De repente sintió una presencia tras ellos que le hizo girarse. Diez pasos por detrás les observaba un hombre, un personaje de lo más llamativo, con una larga capa gris, cuello de terciopelo y una gorra peculiar, de estilo medieval, con orejeras. Tenía el pelo blanco, largo y abundante, recogido en una trenza. Era muy alto (no menos de dos metros), de unos cincuenta años, delgado, musculoso y de mirada inquietante. Tenía la piel clara, casi tanto como Pendergast, pero no los ojos, negros como carbones. Facciones bien dibujadas, nariz fina y aguileña… D'Agosta reconoció enseguida al conductor de la camioneta.
El hombre le observaba con ojos como canicas. De dónde salía, y cómo se había acercado sin ponerles sobre aviso, era un misterio. Metió sin decir nada la mano en el bolsillo, y sacó una gran llave de hierro.
D'Agosta se giró hacia Pérez.
—Parece que tenemos llave.
La llave volvió a desaparecer en la túnica.
—Primero enséñenme la orden de registro —dijo el hombre, acercándose, con el rostro impasible.

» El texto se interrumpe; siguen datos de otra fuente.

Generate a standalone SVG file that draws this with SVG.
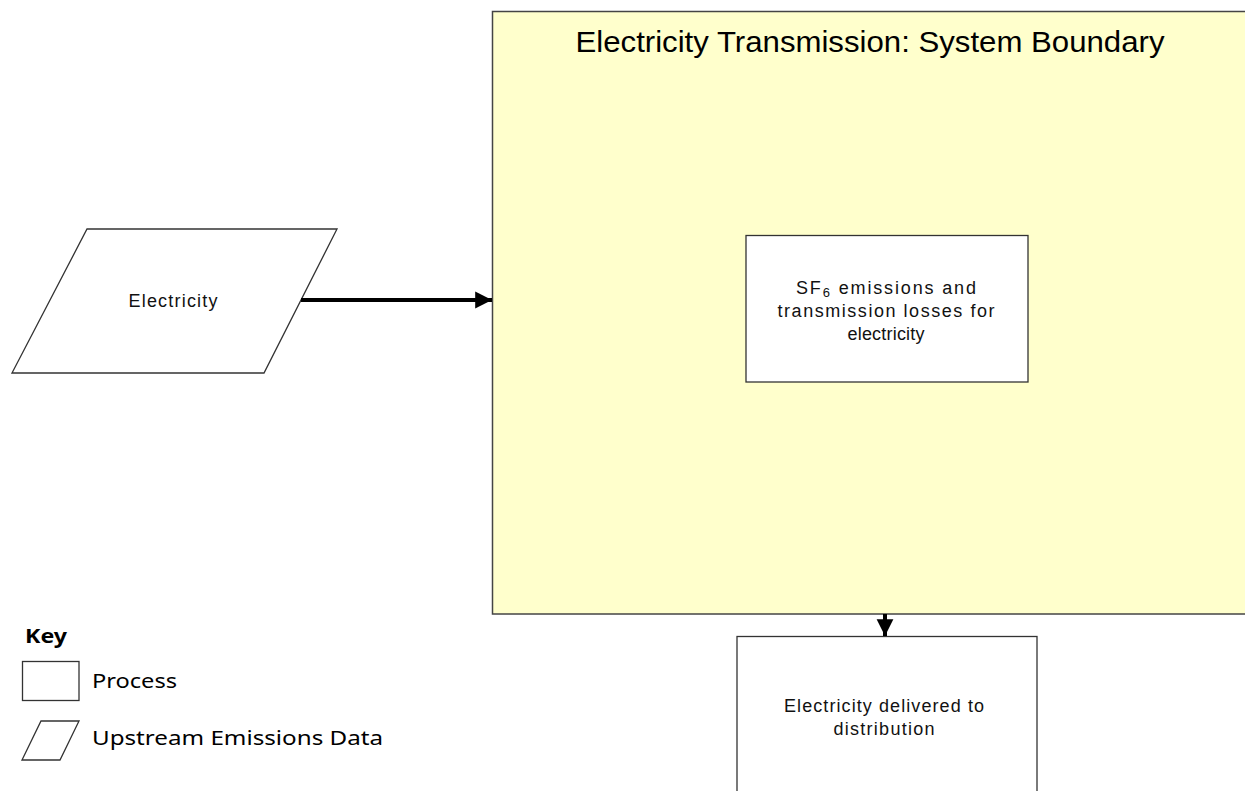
<svg xmlns="http://www.w3.org/2000/svg" width="1245" height="791" viewBox="0 0 1245 791">
<defs>
<style>
.shape{fill:#ffffff;stroke:#333333;stroke-width:1.3}
.boundary{fill:#ffffcc;stroke:#444444;stroke-width:1.5}
.t{font-family:"Liberation Sans",Arial,sans-serif;font-size:18px;fill:#111111;text-anchor:middle}
.title{font-family:"Liberation Sans",Arial,sans-serif;font-size:30px;fill:#000000;text-anchor:middle}
.key{font-family:"Noto Sans","Open Sans",sans-serif;font-size:19px;fill:#000000}
.conn{stroke:#000000;stroke-width:4;fill:none}
</style>
<marker id="arrow" viewBox="0 0 10 10" refX="10" refY="5" markerWidth="4.2" markerHeight="4.6" markerUnits="strokeWidth" orient="auto">
<path d="M0,0 L10,5 L0,10 Z" fill="#000000"/>
</marker>
</defs>
<rect width="1245" height="791" fill="#ffffff"/>

<g id="boundary">
<rect class="boundary" x="492.5" y="11.5" width="760" height="602.5"/>
<text class="title" x="870" y="52" textLength="589" lengthAdjust="spacingAndGlyphs">Electricity Transmission: System Boundary</text>
</g>

<g id="electricity">
<polygon class="shape" points="87,229 337,229 264,373 12,373"/>
<text class="t" x="173" y="307" textLength="89" lengthAdjust="spacing">Electricity</text>
</g>

<g id="sf6">
<rect class="shape" x="746" y="235.5" width="282" height="146.5"/>
<text class="t" y="294"><tspan x="886" textLength="180" lengthAdjust="spacing">SF<tspan font-size="13" dy="3">6</tspan><tspan dy="-3"> emissions and</tspan></tspan></text>
<text class="t" x="886" y="317" textLength="217" lengthAdjust="spacing">transmission losses for</text>
<text class="t" x="886" y="340" textLength="77" lengthAdjust="spacing">electricity</text>
</g>

<g id="delivered">
<rect class="shape" x="737" y="636.5" width="300" height="160"/>
<text class="t" x="884" y="712" textLength="200" lengthAdjust="spacing">Electricity delivered to</text>
<text class="t" x="884" y="735" textLength="101" lengthAdjust="spacing">distribution</text>
</g>

<g id="connectors">
<line class="conn" x1="301" y1="300" x2="492" y2="300" marker-end="url(#arrow)"/>
<line class="conn" x1="885" y1="614" x2="885" y2="636" marker-end="url(#arrow)"/>
</g>

<g id="legend">
<text class="key" x="25" y="643" font-weight="bold" textLength="42" lengthAdjust="spacingAndGlyphs">Key</text>
<rect class="shape" x="22.5" y="661.5" width="56.5" height="39"/>
<text class="key" x="92" y="688" textLength="85" lengthAdjust="spacingAndGlyphs">Process</text>
<polygon class="shape" points="41,721 79,721 60,760 22,760"/>
<text class="key" x="92" y="745" textLength="291" lengthAdjust="spacingAndGlyphs">Upstream Emissions Data</text>
</g>
</svg>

En cambio su voz era como de miel. Era la primera vez que D'Agosta oía hablar a alguien con un acento remotamente parecido al de Pendergast.
—Por supuesto —se apresuró a decir Pulchinski, metiendo la mano en el bolsillo, del que sacó un buen fajo de papeles. Rebuscó un poco—. Aquí tiene.
El hombre lo cogió con una mano grande.
—«Orden de registro e incautación» —leyó en voz alta, con voz sonora.